Posted August 1, 2022 by Anusha ‐ 4 min read
Macroglossia, sometimes called as giant tongue or enlarged tongue, is a rare condition that is typically seen more in childrens than adults. Most people have macroglossia because they have other conditions, such as 'Beckwith-Wiedemann syndrome' or 'Down syndrome'. Treatment for macroglossia varies depending on the underlying causative factor.
What is macroglossia?
Macroglossia or enlarged tongue is a rare condition that typically affects more children than adults.
People with macroglossia have tongues that are larger than typical, given the size of their mouths. Most people are born with macroglossia that can be linked to conditions such as Beckwith-Wiedemann syndrome or Down syndrome.
People can also develop macroglossia from some forms of cancer or severe infections.
Macroglossia treatment ranges from speech therapy to surgery.
How to know if I have macroglossia?
If you have macroglossia, your tongue may stick out of your mouth. You may also have trouble eating, breathing or talking. You can develop macroglossia if you have infections or certain cancers. If your child has macroglossia, these symptoms may be one of several caused by an underlying inherited condition.
Is macroglossia common?
It’s hard to say how many people have macroglossia. Usually, macroglossia is a symptom of many different medical conditions, and not everyone who has these conditions develops macroglossia.
What are macroglossia symptoms?
An oversized tongue that’s always sticking out may be the most obvious and common macroglossia symptom. Other symptoms are as follows
Noisy, high-pitched breathing also called as stridor.
Snoring or low-pitched breathing also called as stertor.
Difficulty eating or drinking also called as dysphagia.
What are the causes of macroglossia?
Macroglossia has several causes. Very rarely, people are born with oversized tongues but no other medical problems. More frequently, macroglossia is a symptom of an underlying condition that people either inherit or acquire through illness. Some surgeries and medical treatments may also cause macroglossia.

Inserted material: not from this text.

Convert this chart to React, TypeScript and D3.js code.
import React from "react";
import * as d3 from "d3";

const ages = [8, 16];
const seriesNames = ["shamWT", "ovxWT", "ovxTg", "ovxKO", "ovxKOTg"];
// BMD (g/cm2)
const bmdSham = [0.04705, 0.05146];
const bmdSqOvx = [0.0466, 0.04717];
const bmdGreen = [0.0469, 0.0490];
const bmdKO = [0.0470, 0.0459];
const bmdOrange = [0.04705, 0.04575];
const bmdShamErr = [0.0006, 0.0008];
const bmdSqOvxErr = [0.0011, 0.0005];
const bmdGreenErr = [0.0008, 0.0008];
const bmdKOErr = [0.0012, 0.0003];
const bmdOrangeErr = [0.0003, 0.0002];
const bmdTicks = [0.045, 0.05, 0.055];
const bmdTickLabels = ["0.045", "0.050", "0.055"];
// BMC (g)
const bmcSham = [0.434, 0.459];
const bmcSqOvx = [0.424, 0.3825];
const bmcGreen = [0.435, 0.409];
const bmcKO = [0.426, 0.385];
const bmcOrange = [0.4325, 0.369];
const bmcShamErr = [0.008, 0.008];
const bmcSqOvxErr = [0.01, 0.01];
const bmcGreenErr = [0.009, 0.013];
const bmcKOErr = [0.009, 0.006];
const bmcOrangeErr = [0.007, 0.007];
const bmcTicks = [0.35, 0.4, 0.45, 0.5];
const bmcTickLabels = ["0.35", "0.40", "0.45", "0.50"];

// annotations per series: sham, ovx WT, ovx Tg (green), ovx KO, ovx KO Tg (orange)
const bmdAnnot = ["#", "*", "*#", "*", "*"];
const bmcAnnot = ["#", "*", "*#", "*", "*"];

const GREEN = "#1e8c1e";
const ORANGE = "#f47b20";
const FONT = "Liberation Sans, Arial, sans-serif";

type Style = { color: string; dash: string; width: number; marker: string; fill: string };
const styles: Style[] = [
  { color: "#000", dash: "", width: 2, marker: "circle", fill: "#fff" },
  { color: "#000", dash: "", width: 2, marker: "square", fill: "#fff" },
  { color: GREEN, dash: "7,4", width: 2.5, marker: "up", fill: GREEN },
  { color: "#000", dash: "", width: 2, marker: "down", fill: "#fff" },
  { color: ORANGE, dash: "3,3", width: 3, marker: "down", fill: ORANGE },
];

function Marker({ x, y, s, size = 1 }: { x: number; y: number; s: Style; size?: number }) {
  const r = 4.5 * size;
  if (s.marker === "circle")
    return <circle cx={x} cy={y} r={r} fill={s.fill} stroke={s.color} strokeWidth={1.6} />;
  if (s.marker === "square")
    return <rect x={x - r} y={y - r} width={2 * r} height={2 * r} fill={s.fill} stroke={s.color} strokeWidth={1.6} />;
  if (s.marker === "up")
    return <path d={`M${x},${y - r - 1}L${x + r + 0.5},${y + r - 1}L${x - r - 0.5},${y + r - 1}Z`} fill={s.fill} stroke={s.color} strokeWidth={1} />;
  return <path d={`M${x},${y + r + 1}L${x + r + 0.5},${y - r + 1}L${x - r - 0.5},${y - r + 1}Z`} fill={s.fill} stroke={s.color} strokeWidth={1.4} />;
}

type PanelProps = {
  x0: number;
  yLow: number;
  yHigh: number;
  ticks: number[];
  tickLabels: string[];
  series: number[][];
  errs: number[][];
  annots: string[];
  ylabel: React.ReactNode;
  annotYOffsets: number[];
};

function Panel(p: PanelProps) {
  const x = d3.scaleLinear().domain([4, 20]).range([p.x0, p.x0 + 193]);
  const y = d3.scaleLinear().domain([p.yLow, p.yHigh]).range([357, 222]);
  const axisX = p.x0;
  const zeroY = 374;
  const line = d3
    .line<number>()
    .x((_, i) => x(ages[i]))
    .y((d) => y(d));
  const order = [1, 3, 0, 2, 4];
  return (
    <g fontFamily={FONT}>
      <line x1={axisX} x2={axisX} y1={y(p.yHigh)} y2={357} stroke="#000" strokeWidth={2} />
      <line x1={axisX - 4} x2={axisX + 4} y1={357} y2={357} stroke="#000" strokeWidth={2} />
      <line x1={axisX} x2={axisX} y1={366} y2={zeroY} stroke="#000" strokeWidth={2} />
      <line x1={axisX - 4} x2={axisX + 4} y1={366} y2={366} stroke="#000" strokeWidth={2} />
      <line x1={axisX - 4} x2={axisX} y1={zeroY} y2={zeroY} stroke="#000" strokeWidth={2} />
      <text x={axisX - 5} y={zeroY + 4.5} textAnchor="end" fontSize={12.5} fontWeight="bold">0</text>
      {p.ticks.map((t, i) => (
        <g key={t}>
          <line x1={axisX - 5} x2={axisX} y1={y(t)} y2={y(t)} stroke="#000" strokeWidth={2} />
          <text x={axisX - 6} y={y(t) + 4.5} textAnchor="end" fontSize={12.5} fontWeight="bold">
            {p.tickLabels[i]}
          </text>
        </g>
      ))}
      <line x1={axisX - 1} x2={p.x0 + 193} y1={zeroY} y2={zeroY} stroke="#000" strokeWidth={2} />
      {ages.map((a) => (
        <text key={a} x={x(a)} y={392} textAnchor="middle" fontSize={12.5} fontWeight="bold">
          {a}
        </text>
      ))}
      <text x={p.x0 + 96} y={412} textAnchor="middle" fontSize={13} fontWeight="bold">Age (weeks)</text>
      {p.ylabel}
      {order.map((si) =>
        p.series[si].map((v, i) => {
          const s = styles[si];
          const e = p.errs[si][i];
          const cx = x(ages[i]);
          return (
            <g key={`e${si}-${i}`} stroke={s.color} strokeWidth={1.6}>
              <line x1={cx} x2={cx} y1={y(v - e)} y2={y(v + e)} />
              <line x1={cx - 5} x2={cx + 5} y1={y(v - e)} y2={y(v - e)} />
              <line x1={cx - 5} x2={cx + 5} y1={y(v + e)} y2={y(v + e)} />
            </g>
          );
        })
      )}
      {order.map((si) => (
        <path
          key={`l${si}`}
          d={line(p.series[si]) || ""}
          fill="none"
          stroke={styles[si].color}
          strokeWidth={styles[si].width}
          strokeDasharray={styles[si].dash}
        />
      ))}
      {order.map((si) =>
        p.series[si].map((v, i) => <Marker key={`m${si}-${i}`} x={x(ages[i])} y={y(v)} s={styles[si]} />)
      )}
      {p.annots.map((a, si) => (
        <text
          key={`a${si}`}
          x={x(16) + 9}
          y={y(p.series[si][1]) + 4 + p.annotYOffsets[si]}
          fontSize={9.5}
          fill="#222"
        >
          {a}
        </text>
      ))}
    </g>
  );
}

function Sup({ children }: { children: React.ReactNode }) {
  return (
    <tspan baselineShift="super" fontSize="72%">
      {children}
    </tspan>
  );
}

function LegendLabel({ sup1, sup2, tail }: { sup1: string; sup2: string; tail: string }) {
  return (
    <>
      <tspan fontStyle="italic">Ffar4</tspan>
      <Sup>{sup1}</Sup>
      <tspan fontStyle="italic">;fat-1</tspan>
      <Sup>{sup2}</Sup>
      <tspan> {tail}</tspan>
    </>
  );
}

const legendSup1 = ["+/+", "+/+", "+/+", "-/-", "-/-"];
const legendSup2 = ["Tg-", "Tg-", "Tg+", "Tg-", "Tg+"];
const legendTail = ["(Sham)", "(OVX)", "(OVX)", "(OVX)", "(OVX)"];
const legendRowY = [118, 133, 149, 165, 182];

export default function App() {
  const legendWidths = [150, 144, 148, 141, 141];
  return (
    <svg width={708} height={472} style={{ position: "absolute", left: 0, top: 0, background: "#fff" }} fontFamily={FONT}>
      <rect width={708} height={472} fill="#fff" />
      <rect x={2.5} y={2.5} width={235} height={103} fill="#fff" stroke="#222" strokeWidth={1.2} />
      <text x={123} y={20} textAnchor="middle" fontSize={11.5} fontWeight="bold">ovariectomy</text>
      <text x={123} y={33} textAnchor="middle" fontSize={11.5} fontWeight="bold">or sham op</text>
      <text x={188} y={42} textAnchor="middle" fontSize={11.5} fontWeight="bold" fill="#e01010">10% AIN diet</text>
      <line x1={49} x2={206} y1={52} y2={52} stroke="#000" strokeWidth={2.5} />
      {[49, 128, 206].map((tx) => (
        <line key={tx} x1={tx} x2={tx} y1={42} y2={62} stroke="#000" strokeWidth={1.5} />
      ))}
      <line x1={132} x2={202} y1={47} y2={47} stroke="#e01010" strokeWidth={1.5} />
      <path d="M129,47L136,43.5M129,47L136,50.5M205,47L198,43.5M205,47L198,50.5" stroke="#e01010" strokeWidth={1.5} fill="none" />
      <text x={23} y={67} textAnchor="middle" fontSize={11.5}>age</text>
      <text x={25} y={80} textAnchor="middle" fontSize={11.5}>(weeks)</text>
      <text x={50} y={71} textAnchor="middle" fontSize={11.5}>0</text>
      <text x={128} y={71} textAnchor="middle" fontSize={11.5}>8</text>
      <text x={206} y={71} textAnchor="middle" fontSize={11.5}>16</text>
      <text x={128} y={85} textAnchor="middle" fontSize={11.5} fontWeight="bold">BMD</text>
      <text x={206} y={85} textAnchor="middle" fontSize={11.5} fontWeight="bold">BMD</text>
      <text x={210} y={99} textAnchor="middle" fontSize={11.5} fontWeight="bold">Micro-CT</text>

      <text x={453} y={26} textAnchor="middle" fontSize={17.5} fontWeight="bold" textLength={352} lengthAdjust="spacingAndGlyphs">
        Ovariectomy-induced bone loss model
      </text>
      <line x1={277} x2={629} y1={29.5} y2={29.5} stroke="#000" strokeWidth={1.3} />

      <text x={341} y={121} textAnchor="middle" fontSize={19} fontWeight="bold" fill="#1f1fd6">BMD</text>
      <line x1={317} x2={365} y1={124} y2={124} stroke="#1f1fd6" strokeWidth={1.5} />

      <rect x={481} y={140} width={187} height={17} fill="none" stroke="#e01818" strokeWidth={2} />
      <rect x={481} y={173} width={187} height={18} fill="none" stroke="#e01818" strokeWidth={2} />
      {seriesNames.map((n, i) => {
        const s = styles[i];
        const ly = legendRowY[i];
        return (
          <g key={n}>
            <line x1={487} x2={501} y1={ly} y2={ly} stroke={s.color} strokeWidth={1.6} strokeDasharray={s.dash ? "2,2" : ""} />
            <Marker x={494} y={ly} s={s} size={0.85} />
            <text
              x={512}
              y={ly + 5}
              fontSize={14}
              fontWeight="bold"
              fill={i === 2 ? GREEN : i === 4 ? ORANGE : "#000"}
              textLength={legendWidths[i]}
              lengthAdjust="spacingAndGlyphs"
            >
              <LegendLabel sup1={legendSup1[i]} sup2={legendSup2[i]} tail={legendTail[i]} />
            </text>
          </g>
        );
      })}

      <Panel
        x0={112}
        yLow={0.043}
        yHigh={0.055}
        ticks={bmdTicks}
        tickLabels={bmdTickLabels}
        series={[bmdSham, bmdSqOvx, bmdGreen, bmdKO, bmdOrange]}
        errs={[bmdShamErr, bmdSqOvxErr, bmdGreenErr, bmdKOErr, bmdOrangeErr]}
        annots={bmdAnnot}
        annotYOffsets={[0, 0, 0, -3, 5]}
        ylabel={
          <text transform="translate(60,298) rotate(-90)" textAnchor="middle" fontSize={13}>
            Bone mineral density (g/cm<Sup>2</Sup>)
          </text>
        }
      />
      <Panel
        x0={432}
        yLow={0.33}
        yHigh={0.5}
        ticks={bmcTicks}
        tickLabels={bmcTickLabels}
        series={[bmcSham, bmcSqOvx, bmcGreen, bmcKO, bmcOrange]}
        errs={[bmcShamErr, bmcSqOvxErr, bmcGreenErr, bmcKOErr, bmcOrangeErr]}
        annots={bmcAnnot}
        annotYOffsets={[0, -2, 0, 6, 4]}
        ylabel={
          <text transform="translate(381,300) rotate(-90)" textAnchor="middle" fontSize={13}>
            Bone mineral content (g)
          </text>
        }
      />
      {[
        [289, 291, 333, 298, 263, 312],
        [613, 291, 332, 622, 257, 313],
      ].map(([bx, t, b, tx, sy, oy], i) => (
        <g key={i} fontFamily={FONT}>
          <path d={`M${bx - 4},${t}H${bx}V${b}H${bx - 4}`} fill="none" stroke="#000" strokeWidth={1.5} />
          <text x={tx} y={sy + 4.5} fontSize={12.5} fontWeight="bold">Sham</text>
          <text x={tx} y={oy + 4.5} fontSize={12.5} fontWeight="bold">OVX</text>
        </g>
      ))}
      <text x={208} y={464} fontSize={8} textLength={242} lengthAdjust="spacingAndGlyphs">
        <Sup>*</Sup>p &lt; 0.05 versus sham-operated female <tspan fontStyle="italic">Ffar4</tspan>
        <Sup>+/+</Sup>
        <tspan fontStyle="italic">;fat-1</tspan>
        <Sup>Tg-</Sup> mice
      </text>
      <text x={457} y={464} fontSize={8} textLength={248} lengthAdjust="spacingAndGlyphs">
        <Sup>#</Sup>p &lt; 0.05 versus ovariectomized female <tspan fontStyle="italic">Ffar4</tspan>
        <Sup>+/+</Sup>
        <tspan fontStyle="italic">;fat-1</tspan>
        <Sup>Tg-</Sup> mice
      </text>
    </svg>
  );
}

What inherited conditions can cause macroglossia?
Macroglossia is linked to several inherited conditions. Here’s information on a few of those conditions
This is a growth disorder syndrome that causes large body size, large organs and can increase children’s risk for developing certain childhood cancers. Approximately 90% of children who have Beckwith-Wiedemann syndrome also have macroglossia.

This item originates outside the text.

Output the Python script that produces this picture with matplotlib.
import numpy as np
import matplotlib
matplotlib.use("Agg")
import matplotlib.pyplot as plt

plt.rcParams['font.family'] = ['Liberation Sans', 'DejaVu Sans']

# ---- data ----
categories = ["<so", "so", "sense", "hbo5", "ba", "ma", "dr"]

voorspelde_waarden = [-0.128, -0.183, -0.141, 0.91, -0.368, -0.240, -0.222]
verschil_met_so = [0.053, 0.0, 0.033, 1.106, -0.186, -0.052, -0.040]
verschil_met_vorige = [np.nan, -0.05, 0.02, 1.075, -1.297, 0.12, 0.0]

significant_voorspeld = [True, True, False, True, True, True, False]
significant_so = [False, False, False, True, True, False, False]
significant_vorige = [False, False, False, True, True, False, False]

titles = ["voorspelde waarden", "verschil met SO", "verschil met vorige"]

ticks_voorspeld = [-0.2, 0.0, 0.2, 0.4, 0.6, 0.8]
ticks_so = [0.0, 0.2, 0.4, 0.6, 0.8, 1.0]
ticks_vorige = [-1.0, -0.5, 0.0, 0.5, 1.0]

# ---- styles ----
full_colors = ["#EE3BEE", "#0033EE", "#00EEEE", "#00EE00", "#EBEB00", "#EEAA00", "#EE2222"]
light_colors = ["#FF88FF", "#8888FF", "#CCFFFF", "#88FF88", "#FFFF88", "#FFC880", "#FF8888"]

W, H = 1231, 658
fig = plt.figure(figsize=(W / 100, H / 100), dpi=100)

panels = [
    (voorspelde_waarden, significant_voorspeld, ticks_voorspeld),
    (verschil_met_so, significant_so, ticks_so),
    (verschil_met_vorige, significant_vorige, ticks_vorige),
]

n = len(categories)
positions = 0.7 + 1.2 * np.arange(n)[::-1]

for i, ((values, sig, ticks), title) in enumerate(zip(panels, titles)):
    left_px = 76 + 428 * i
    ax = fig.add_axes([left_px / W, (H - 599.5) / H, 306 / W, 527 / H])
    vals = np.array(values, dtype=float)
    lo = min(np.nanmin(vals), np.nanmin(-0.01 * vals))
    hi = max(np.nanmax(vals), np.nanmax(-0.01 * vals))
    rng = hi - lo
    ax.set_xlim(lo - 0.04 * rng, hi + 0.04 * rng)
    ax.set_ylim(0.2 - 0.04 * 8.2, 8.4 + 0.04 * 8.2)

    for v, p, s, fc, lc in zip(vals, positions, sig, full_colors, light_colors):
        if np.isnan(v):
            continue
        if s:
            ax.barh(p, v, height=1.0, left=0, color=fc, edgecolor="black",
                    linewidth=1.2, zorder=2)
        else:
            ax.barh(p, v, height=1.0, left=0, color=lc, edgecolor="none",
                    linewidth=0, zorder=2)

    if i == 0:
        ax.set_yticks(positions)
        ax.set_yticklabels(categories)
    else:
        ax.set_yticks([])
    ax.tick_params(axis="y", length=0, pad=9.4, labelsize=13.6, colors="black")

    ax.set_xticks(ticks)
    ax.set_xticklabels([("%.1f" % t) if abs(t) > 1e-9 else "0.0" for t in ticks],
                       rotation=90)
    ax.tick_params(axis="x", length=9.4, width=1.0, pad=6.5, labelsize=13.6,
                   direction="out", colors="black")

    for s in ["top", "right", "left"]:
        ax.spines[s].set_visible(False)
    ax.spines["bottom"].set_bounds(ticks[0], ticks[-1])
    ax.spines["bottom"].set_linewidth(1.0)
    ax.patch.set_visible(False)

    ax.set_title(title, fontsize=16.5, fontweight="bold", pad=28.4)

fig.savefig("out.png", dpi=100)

Hunter syndrome (mucopolysaccharidosis)
This is a group of diseases that affects the body’s ability to break down sugar molecules.

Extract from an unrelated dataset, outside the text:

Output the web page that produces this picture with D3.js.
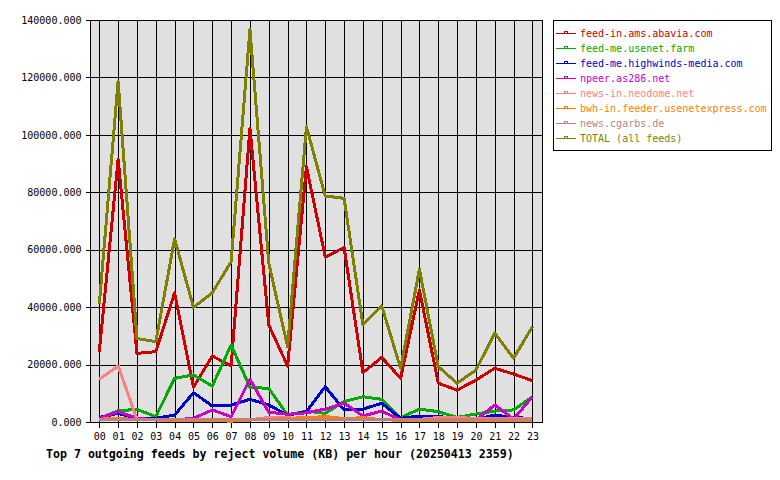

People with Down syndrome are born with an extra chromosome, which changes the way their brain and body develop, creating and physical and mental challenges.
What acquired conditions might cause macroglossia?
Acquired causes may include metabolic or endocrine conditions, like hypothyroidism or infections, such as diphtheria. Some acquired conditions that cause macroglossia include:
This is a protein disorder that keeps tissues and organs from working as they should. Macroglossia is the most common oral symptom of amyloidosis.
This is a common condition where your thyroid doesn’t create and release enough thyroid hormone into your bloodstream. This makes your metabolism slow down. Hypothyroidism is a common cause of macroglossia in children.
This is a rare condition that causes your body to release too much growth hormone. People with acromegaly often have oversized tongues, jaws, hands and feet.
This is an infectious disease that may cause your tongue to swell.
What tumors can cause macroglossia?
Macroglossia can be a symptom of several benign and cancerous tumors, including the following
Lymphangioma: This is a benign tumor that develops in the lymphatic system, causing fluid-filled cysts on the mucous membranes in the mouth.
Hemangioma: These are benign tumors that grow from blood vessels.
Lymphoma: This cancer affects the lymphatic system.
How to diagnose macroglossia?
First, your healthcare provider will do a physical examination, checking your or your child’s tongue, head and neck. They may use a combination of tests to diagnose macroglossia and any underlying conditions.
Those tests may include the following
Computed tomography (CT) scan
CT scans use a series of X-rays and a computer to create three-dimensional (3D) images of your or your child’s mouth, head and neck.
Magnetic resonance imaging (MRI)
This is a painless test that uses a large magnet, radio waves and a computer to produce very clear images of organs and structures within your or your child’s body.
How to treat macroglossia?
In some instances, children who have macroglossia
outgrow the condition in which the bones in their face grow and their mouths have room for their tongues.
When healthcare providers treat macroglossia, they start with diagnosing and treating the underlying condition, then treating macroglossia.
Macroglossia treatments may include the following
Medication such as corticosteroids for swelling.
Surgery - About 10% of people treated for macroglossia have surgery to reduce the size of their tongues.